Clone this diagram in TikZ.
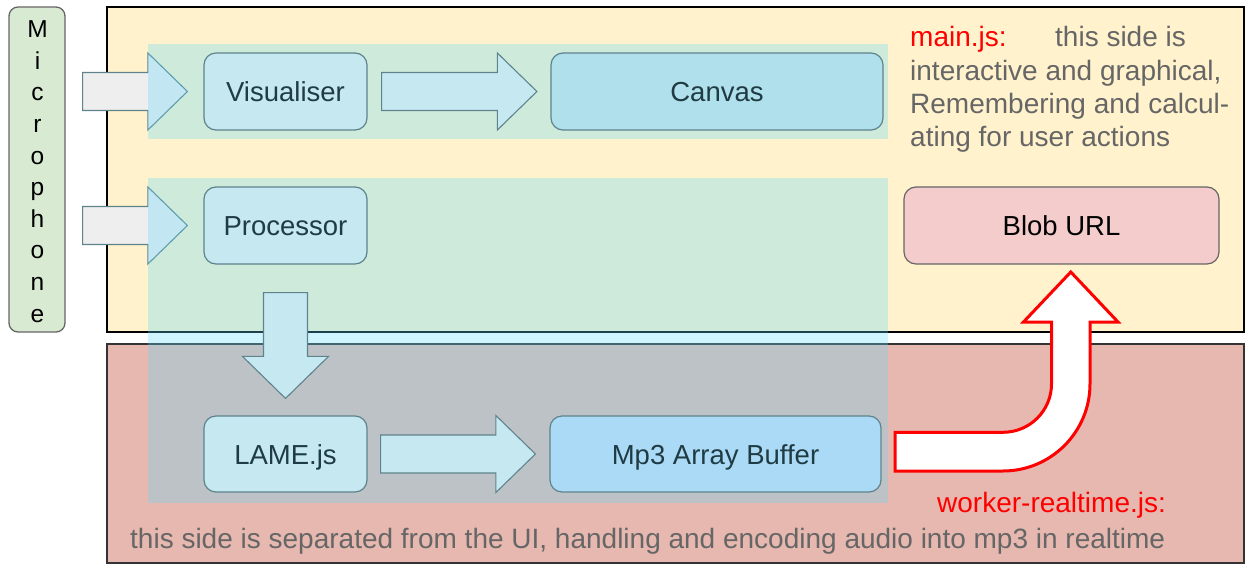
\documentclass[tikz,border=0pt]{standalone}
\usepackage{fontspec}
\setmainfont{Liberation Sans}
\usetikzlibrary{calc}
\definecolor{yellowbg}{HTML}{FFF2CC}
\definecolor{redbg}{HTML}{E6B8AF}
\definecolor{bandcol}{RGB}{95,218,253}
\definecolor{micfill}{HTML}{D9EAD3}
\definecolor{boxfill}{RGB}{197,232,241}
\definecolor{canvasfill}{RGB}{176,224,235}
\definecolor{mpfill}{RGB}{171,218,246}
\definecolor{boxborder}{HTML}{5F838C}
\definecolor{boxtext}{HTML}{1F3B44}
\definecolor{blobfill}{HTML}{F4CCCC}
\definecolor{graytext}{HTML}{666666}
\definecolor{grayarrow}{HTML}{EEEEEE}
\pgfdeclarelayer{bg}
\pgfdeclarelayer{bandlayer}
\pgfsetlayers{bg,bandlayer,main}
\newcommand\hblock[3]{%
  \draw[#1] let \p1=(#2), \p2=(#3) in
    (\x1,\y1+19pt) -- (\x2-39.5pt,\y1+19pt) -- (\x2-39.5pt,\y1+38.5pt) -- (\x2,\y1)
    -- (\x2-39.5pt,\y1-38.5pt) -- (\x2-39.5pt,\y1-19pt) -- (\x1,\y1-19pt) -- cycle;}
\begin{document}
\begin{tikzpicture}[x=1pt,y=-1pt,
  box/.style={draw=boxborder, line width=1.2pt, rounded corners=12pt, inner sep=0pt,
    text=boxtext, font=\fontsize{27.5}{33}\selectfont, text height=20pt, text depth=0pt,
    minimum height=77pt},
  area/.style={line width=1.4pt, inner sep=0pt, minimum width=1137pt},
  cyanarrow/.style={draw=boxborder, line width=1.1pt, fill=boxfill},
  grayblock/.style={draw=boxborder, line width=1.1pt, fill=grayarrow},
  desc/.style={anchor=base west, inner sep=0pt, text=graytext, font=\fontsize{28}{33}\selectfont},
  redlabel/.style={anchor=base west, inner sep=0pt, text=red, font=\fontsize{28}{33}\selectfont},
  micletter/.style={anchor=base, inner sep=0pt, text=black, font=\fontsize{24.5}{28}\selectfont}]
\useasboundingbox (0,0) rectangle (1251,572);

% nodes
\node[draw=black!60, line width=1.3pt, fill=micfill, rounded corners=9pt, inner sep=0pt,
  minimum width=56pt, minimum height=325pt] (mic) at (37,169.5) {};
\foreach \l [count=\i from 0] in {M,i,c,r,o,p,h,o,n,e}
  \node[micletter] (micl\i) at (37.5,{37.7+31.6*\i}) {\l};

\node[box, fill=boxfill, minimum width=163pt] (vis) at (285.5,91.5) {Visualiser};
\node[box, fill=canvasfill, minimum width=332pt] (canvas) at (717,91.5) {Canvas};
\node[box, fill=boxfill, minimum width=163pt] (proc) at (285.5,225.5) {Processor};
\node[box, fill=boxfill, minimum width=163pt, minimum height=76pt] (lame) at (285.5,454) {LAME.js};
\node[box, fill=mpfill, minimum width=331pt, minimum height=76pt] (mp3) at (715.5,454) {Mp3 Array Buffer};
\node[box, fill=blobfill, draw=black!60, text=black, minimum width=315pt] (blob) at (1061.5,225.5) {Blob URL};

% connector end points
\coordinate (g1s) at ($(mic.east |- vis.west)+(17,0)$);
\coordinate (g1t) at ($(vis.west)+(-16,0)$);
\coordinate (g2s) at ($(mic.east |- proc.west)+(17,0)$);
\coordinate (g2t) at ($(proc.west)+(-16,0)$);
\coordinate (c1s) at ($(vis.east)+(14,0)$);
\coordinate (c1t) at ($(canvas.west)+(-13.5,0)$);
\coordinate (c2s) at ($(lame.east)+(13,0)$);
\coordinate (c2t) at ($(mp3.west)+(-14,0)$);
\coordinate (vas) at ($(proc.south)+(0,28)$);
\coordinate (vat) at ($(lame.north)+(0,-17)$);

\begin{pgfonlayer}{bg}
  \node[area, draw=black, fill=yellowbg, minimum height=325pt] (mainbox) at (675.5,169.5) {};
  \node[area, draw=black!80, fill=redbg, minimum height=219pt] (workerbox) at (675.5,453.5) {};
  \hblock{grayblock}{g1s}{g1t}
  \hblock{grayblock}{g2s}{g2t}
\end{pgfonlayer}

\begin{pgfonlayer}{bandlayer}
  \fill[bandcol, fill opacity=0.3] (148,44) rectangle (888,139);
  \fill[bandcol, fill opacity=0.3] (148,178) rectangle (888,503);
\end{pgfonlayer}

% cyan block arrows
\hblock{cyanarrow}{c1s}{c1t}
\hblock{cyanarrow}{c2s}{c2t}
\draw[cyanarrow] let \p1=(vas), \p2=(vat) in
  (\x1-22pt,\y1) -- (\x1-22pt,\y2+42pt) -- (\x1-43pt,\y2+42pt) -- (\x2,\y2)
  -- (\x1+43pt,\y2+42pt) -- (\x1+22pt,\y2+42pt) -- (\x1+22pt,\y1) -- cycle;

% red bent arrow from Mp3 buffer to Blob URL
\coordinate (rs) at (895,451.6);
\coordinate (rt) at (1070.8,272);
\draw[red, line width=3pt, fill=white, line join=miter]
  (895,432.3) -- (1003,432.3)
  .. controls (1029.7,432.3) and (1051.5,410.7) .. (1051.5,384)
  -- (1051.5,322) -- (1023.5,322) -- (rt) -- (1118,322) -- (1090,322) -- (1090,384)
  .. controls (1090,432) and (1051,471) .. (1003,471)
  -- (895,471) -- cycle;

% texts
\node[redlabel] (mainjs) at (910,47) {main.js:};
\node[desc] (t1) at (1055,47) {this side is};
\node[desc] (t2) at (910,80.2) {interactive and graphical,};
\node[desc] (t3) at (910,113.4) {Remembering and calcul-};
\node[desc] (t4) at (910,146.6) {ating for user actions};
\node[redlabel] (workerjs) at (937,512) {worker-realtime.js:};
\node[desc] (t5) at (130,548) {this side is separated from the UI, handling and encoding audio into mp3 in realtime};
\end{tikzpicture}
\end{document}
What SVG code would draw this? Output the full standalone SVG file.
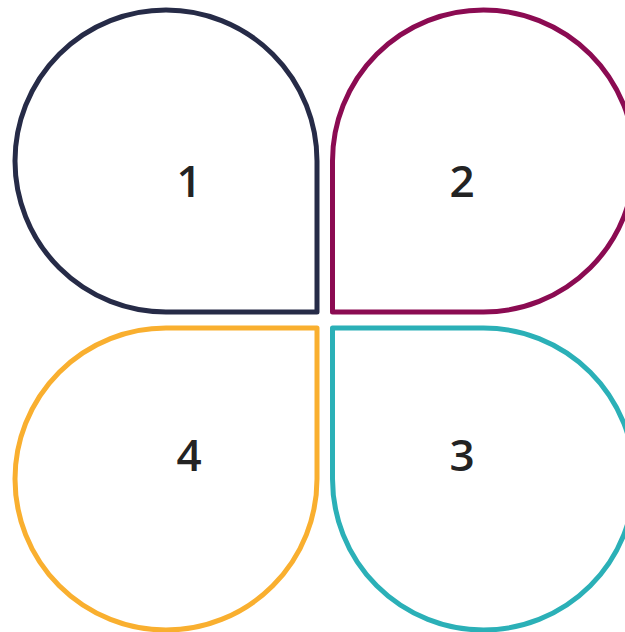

★ ★ ★ ★ ★

### Given task
Quote the records above in full, dropping each picture.

### Full solution
Clone this diagram in TikZ.
\documentclass[tikz,border=0pt]{standalone}
\usepackage{fontspec}
\setmainfont{Liberation Sans}
\usetikzlibrary{calc}
\definecolor{yellowbg}{HTML}{FFF2CC}
\definecolor{redbg}{HTML}{E6B8AF}
\definecolor{bandcol}{RGB}{95,218,253}
\definecolor{micfill}{HTML}{D9EAD3}
\definecolor{boxfill}{RGB}{197,232,241}
\definecolor{canvasfill}{RGB}{176,224,235}
\definecolor{mpfill}{RGB}{171,218,246}
\definecolor{boxborder}{HTML}{5F838C}
\definecolor{boxtext}{HTML}{1F3B44}
\definecolor{blobfill}{HTML}{F4CCCC}
\definecolor{graytext}{HTML}{666666}
\definecolor{grayarrow}{HTML}{EEEEEE}
\pgfdeclarelayer{bg}
\pgfdeclarelayer{bandlayer}
\pgfsetlayers{bg,bandlayer,main}
\newcommand\hblock[3]{%
  \draw[#1] let \p1=(#2), \p2=(#3) in
    (\x1,\y1+19pt) -- (\x2-39.5pt,\y1+19pt) -- (\x2-39.5pt,\y1+38.5pt) -- (\x2,\y1)
    -- (\x2-39.5pt,\y1-38.5pt) -- (\x2-39.5pt,\y1-19pt) -- (\x1,\y1-19pt) -- cycle;}
\begin{document}
\begin{tikzpicture}[x=1pt,y=-1pt,
  box/.style={draw=boxborder, line width=1.2pt, rounded corners=12pt, inner sep=0pt,
    text=boxtext, font=\fontsize{27.5}{33}\selectfont, text height=20pt, text depth=0pt,
    minimum height=77pt},
  area/.style={line width=1.4pt, inner sep=0pt, minimum width=1137pt},
  cyanarrow/.style={draw=boxborder, line width=1.1pt, fill=boxfill},
  grayblock/.style={draw=boxborder, line width=1.1pt, fill=grayarrow},
  desc/.style={anchor=base west, inner sep=0pt, text=graytext, font=\fontsize{28}{33}\selectfont},
  redlabel/.style={anchor=base west, inner sep=0pt, text=red, font=\fontsize{28}{33}\selectfont},
  micletter/.style={anchor=base, inner sep=0pt, text=black, font=\fontsize{24.5}{28}\selectfont}]
\useasboundingbox (0,0) rectangle (1251,572);

% nodes
\node[draw=black!60, line width=1.3pt, fill=micfill, rounded corners=9pt, inner sep=0pt,
  minimum width=56pt, minimum height=325pt] (mic) at (37,169.5) {};
\foreach \l [count=\i from 0] in {M,i,c,r,o,p,h,o,n,e}
  \node[micletter] (micl\i) at (37.5,{37.7+31.6*\i}) {\l};

\node[box, fill=boxfill, minimum width=163pt] (vis) at (285.5,91.5) {Visualiser};
\node[box, fill=canvasfill, minimum width=332pt] (canvas) at (717,91.5) {Canvas};
\node[box, fill=boxfill, minimum width=163pt] (proc) at (285.5,225.5) {Processor};
\node[box, fill=boxfill, minimum width=163pt, minimum height=76pt] (lame) at (285.5,454) {LAME.js};
\node[box, fill=mpfill, minimum width=331pt, minimum height=76pt] (mp3) at (715.5,454) {Mp3 Array Buffer};
\node[box, fill=blobfill, draw=black!60, text=black, minimum width=315pt] (blob) at (1061.5,225.5) {Blob URL};

% connector end points
\coordinate (g1s) at ($(mic.east |- vis.west)+(17,0)$);
\coordinate (g1t) at ($(vis.west)+(-16,0)$);
\coordinate (g2s) at ($(mic.east |- proc.west)+(17,0)$);
\coordinate (g2t) at ($(proc.west)+(-16,0)$);
\coordinate (c1s) at ($(vis.east)+(14,0)$);
\coordinate (c1t) at ($(canvas.west)+(-13.5,0)$);
\coordinate (c2s) at ($(lame.east)+(13,0)$);
\coordinate (c2t) at ($(mp3.west)+(-14,0)$);
\coordinate (vas) at ($(proc.south)+(0,28)$);
\coordinate (vat) at ($(lame.north)+(0,-17)$);

\begin{pgfonlayer}{bg}
  \node[area, draw=black, fill=yellowbg, minimum height=325pt] (mainbox) at (675.5,169.5) {};
  \node[area, draw=black!80, fill=redbg, minimum height=219pt] (workerbox) at (675.5,453.5) {};
  \hblock{grayblock}{g1s}{g1t}
  \hblock{grayblock}{g2s}{g2t}
\end{pgfonlayer}

\begin{pgfonlayer}{bandlayer}
  \fill[bandcol, fill opacity=0.3] (148,44) rectangle (888,139);
  \fill[bandcol, fill opacity=0.3] (148,178) rectangle (888,503);
\end{pgfonlayer}

% cyan block arrows
\hblock{cyanarrow}{c1s}{c1t}
\hblock{cyanarrow}{c2s}{c2t}
\draw[cyanarrow] let \p1=(vas), \p2=(vat) in
  (\x1-22pt,\y1) -- (\x1-22pt,\y2+42pt) -- (\x1-43pt,\y2+42pt) -- (\x2,\y2)
  -- (\x1+43pt,\y2+42pt) -- (\x1+22pt,\y2+42pt) -- (\x1+22pt,\y1) -- cycle;

% red bent arrow from Mp3 buffer to Blob URL
\coordinate (rs) at (895,451.6);
\coordinate (rt) at (1070.8,272);
\draw[red, line width=3pt, fill=white, line join=miter]
  (895,432.3) -- (1003,432.3)
  .. controls (1029.7,432.3) and (1051.5,410.7) .. (1051.5,384)
  -- (1051.5,322) -- (1023.5,322) -- (rt) -- (1118,322) -- (1090,322) -- (1090,384)
  .. controls (1090,432) and (1051,471) .. (1003,471)
  -- (895,471) -- cycle;

% texts
\node[redlabel] (mainjs) at (910,47) {main.js:};
\node[desc] (t1) at (1055,47) {this side is};
\node[desc] (t2) at (910,80.2) {interactive and graphical,};
\node[desc] (t3) at (910,113.4) {Remembering and calcul-};
\node[desc] (t4) at (910,146.6) {ating for user actions};
\node[redlabel] (workerjs) at (937,512) {worker-realtime.js:};
\node[desc] (t5) at (130,548) {this side is separated from the UI, handling and encoding audio into mp3 in realtime};
\end{tikzpicture}
\end{document}
What SVG code would draw this? Output the full standalone SVG file.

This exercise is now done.